C’è una convinzione profonda che accomuna tutti e che emerge dalle interviste avute con direttore, capo-area. educatrice, comandante, detenuti: quando si riesce a realizzare insieme un progetto comune, quando si crea un clima di squadra all’interno della struttura si spezza il circolo vizioso sovrano-suddito, si esce dai rigidi schemi imposti dai ruoli, ognuno si sente artefice del proprio cambiamento, il comandante non si limita più a controllare, ma partecipa attivamente ai lavori. E’ quando il percorso interno di accrescimento della creatività personale diventa patrimonio di più persone, quando  l’esterno entra dentro e viceversa  che si crea rete e scambio reciproco, quello che accade con le scuole del territorio per esempio con i progetti sull’educazione alla legalità, che prevedono incontri tra studenti e una rappresentanza di detenuti. Uno scambio  favorito anche dalla redazione collettiva all’interno dell’istituto  del mensile “anagramma”, che diventa terreno di confronto e relazione. Ogni laboratorio attivato ha una mission in più: sviluppare l’aspetto socializzante.

Fondamentale il lavoro in gruppo, che ricrea una piccola comunità di pratica, che mira a trasmettere l’esperienza e la conoscenza da un componente all’altro del gruppo. L’offerta formativa è composta da –laboratorio teatrale,di informatica, di ceramica, di video-maker per la produzione audiovisiva. L’intento è far interagire l’esperienza carcere con l’esperienza cinema, di far rivolgere lo sguardo del detenuto su se stesso e sul mondo e del mondo sulla propria parte maledetta, rimossa, un meta-carcere, che parlando di sé si riscopre e si rigenera. Importantissimo il laboratorio di falegnameria e fabbro, diretto da professionisti del settore, che permette di acquisire un forte senso di responsabilità e impegno. Vengono realizzati manufatti per conto di società esterne e una ditta  provvede all’assunzione di un certo numero di detenuti, tra i più meritevoli, promuovendo un circuito sinergico tra struttura penitenziaria e mondo del lavoro. Un progetto, particolarmente stimolante e audace è stato chiamato “Le ali della libertà” ed ha riguardato la realizzazione di un elicottero in legno, brevettato (collaudo) e commercializzabile.

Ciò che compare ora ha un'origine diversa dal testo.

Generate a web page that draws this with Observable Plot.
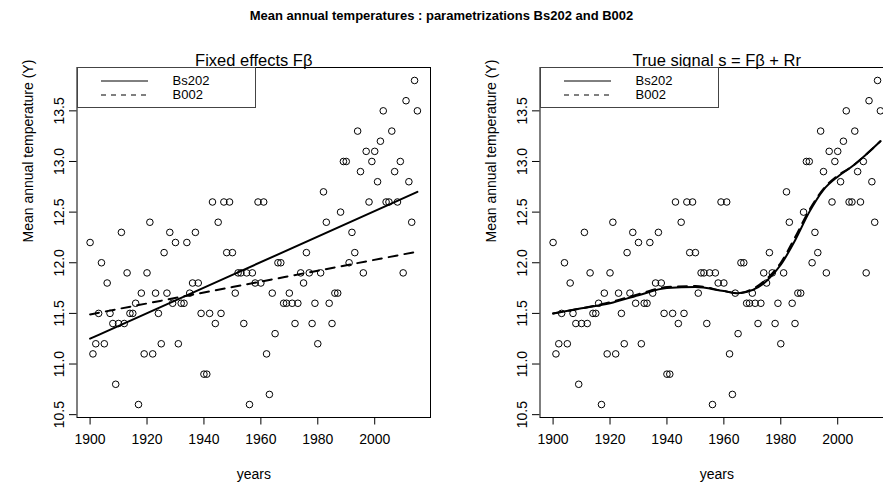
<!DOCTYPE html>
<html><head><meta charset="utf-8">
<script src="https://cdn.jsdelivr.net/npm/d3@7"></script>
<script src="https://cdn.jsdelivr.net/npm/@observablehq/plot@0.6"></script>
<style>
body{margin:0;background:#fff;font-family:Arial,"Liberation Sans",sans-serif;overflow:hidden;}
#wrap{position:relative;width:883px;height:493px;overflow:hidden;background:#fff;}
#title{position:absolute;top:8px;left:0;width:883px;text-align:center;font-weight:bold;font-size:13px;color:#000;z-index:5;}
.panel{position:absolute;top:0;width:441px;height:493px;z-index:1;}
.panel svg{max-width:none !important;width:441px;height:493px;}
.legend{position:absolute;top:67px;width:179px;height:41px;border:1px solid #444;box-sizing:border-box;background:#fff;font-size:13px;z-index:4;}
.legend div{position:absolute;left:95px;line-height:13px;}
.legend svg{position:absolute;left:0;top:0;}
</style></head><body>
<div id="wrap">
<div id="title">Mean annual temperatures : parametrizations Bs202 and B002</div>
<div id="p1" class="panel" style="left:0"></div>
<div id="p2" class="panel" style="left:463px"></div>
</div>
<script>
// observed data
const years = [1900,1901,1902,1903,1904,1905,1906,1907,1908,1909,1910,1911,1912,1913,1914,1915,1916,1917,1918,1919,
1920,1921,1922,1923,1924,1925,1926,1927,1928,1929,1930,1931,1932,1933,1934,1935,1936,1937,1938,1939,
1940,1941,1942,1943,1944,1945,1946,1947,1948,1949,1950,1951,1952,1953,1954,1955,1956,1957,1958,1959,
1960,1961,1962,1963,1964,1965,1966,1967,1968,1969,1970,1971,1972,1973,1974,1975,1976,1977,1978,1979,
1980,1981,1982,1983,1984,1985,1986,1987,1988,1989,1990,1991,1992,1993,1994,1995,1996,1997,1998,1999,
2000,2001,2002,2003,2004,2005,2006,2007,2008,2009,2010,2011,2012,2013,2014,2015];
const temps = [12.2,11.1,11.2,11.5,12.0,11.2,11.8,11.5,11.4,10.8,11.4,12.3,11.4,11.9,11.5,11.5,11.6,10.6,11.7,11.1,
11.9,12.4,11.1,11.7,11.5,11.2,12.1,11.7,12.3,11.6,12.2,11.2,11.6,11.6,12.2,11.7,11.8,12.3,11.8,11.5,
10.9,10.9,11.5,12.6,11.4,12.4,11.5,12.6,12.1,12.6,12.1,11.7,11.9,11.9,11.4,11.9,10.6,11.9,11.8,12.6,
11.8,12.6,11.1,10.7,11.7,11.3,12.0,12.0,11.6,11.6,11.7,11.6,11.4,11.6,11.9,11.8,12.1,11.9,11.4,11.6,
11.2,11.9,12.7,12.4,11.6,11.4,11.7,11.7,12.5,13.0,13.0,12.0,12.3,12.1,13.3,12.9,11.9,13.1,12.6,13.0,
13.1,12.8,13.2,13.5,12.6,12.6,13.3,12.9,12.6,13.0,11.9,13.6,12.8,12.4,13.8,13.5];

// fitted fixed effects (left panel)
const fixedYears = [1900, 1950, 2015];
const fixedBs202 = [11.25, 11.88, 12.70];
const fixedB002 = [11.49, 11.76, 12.11];

// true signal (right panel)
const signalYears = [1900,1910,1920,1930,1940,1950,1960,1965,1970,1975,1980,1985,1990,1995,2000,2005,2010,2015];
const signalBs202 = [11.50,11.55,11.60,11.68,11.75,11.76,11.72,11.70,11.73,11.82,11.98,12.22,12.50,12.72,12.85,12.95,13.07,13.20];
const signalB002  = [11.50,11.55,11.61,11.69,11.76,11.77,11.72,11.70,11.74,11.84,12.00,12.25,12.52,12.73,12.86,12.95,13.07,13.20];

const xTicks = [1900,1920,1940,1960,1980,2000];
const yTicks = [10.5,11.0,11.5,12.0,12.5,13.0,13.5];
const legendLabels = ["Bs202", "B002"];
const panelTitles = ["Fixed effects F\u03B2", "True signal s = F\u03B2 + Rr"];
const xTitle = "years";
const yTitle = "Mean annual temperature (Y)";

const obs = years.map((y, i) => ({year: y, temp: temps[i]}));
function series(xs, ys) { return xs.map((x, i) => ({year: x, value: ys[i]})); }

function panel(title, solid, dashed) {
  return Plot.plot({
    width: 441, height: 493,
    marginLeft: 76.5, marginRight: 11, marginTop: 67, marginBottom: 76,
    x: {domain: [1895.4, 2019.6]},
    y: {domain: [10.472, 13.928]},
    style: {fontFamily: "Arial, 'Liberation Sans', sans-serif", fontSize: "14px", color: "#000", background: "transparent", overflow: "visible"},
    marks: [
      Plot.axisX({ticks: xTicks, tickSize: 7.5, tickPadding: 9, tickFormat: d => String(d), label: null, stroke: "#000"}),
      Plot.axisY({ticks: yTicks, tickSize: 7.5, tickPadding: 6, tickRotate: -90, tickFormat: d => d.toFixed(1), label: null, stroke: "#000"}),
      Plot.text([xTitle], {frameAnchor: "bottom", dy: 61, fontSize: 14}),
      Plot.text([yTitle], {frameAnchor: "left", dx: -48, rotate: -90, fontSize: 14}),
      Plot.text([title], {frameAnchor: "top", dy: -13, fontSize: 16.5}),
      Plot.dot(obs, {x: "year", y: "temp", r: 3.3, stroke: "#000", strokeWidth: 1, fill: "none"}),
      Plot.line(solid, {x: "year", y: "value", stroke: "#000", strokeWidth: 2, curve: "monotone-x"}),
      Plot.line(dashed, {x: "year", y: "value", stroke: "#000", strokeWidth: 2, strokeDasharray: "9,7", curve: "monotone-x"}),
      Plot.frame({stroke: "#000", strokeWidth: 1})
    ]
  });
}

document.getElementById("p1").appendChild(panel(panelTitles[0], series(fixedYears, fixedBs202), series(fixedYears, fixedB002)));
document.getElementById("p2").appendChild(panel(panelTitles[1], series(signalYears, signalBs202), series(signalYears, signalB002)));

function legend(parent, left) {
  const d = document.createElement("div");
  d.className = "legend";
  d.style.left = left + "px";
  d.innerHTML = `<svg width="179" height="41"><line x1="23" x2="70" y1="13" y2="13" stroke="#000" stroke-width="1"/><line x1="23" x2="70" y1="27" y2="27" stroke="#000" stroke-width="1" stroke-dasharray="5,5"/></svg>` +
    `<div style="top:6px">${legendLabels[0]}</div><div style="top:20px">${legendLabels[1]}</div>`;
  parent.appendChild(d);
}
legend(document.getElementById("wrap"), 76.5);
legend(document.getElementById("wrap"), 463 + 76.5);
</script>
</body></html>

Ognuno insomma è un knowledge worker chiamato a migliorare l’intero processo.  Ecco che quindi gli studi sull’intelligenza emotiva, sulle dinamiche di gruppo e di coaching, sullo sviluppo e l’importanza della creatività per migliorare l’apprendimento diventano la nuova “ Bibbia manageriale” per i più alti ruoli , quanto per le stesse persone che popolano l’organizzazione carceraria, ribadendo la centralità delle relazioni umane. Perché ciò sia possibile, come emrge dalle interviste riportate nell’opera, “è necessario un impegno quotidiano, fatto di tempi”significativi”, di lavoro, di obiettivi da raggiungere”. I detenuti mostrano una grande riconoscenza alla struttura, i progetti rappresentano una grande sfida, perché ci si scontra con i propri limiti e si impara ad affrontarli e a non deviarli.

Nell’esperienza dei detenuti si percepisce che è radicalmente mutata la loro stessa idea di carcere, grazie all’accoglienza, alla passione,alla partecipazione che hanno trovato. E’ risultato di estrema importanza dare la possibilità al condannato di proseguire il percorso di scolarizzazione, quanto di realizzare i propri progetti, non importa di che portata, l’importante è che l’aspetto della progettualità non vada a scomparire o a non essere stimolato a causa della restrizione di libertà, perché è da qui che può partire la riprogettazione della propria vita.

Mentre aspettiamo l’evoluzione legislativa sulla questione carceraria in italia , nessuno, soprattutto in posizione di vertice, dovrebbe dimenticare che gestire persone,a partire da noi stessi, serba infinite contraddizioni, avversità, difficoltà,  è forse la sfida più impegnativa, ma anche più stimolante ,che vale la pena intraprendere in qualsiasi contesto. Un testo che insegna a conoscere e comprendere un “mondo fuori dal mondo”.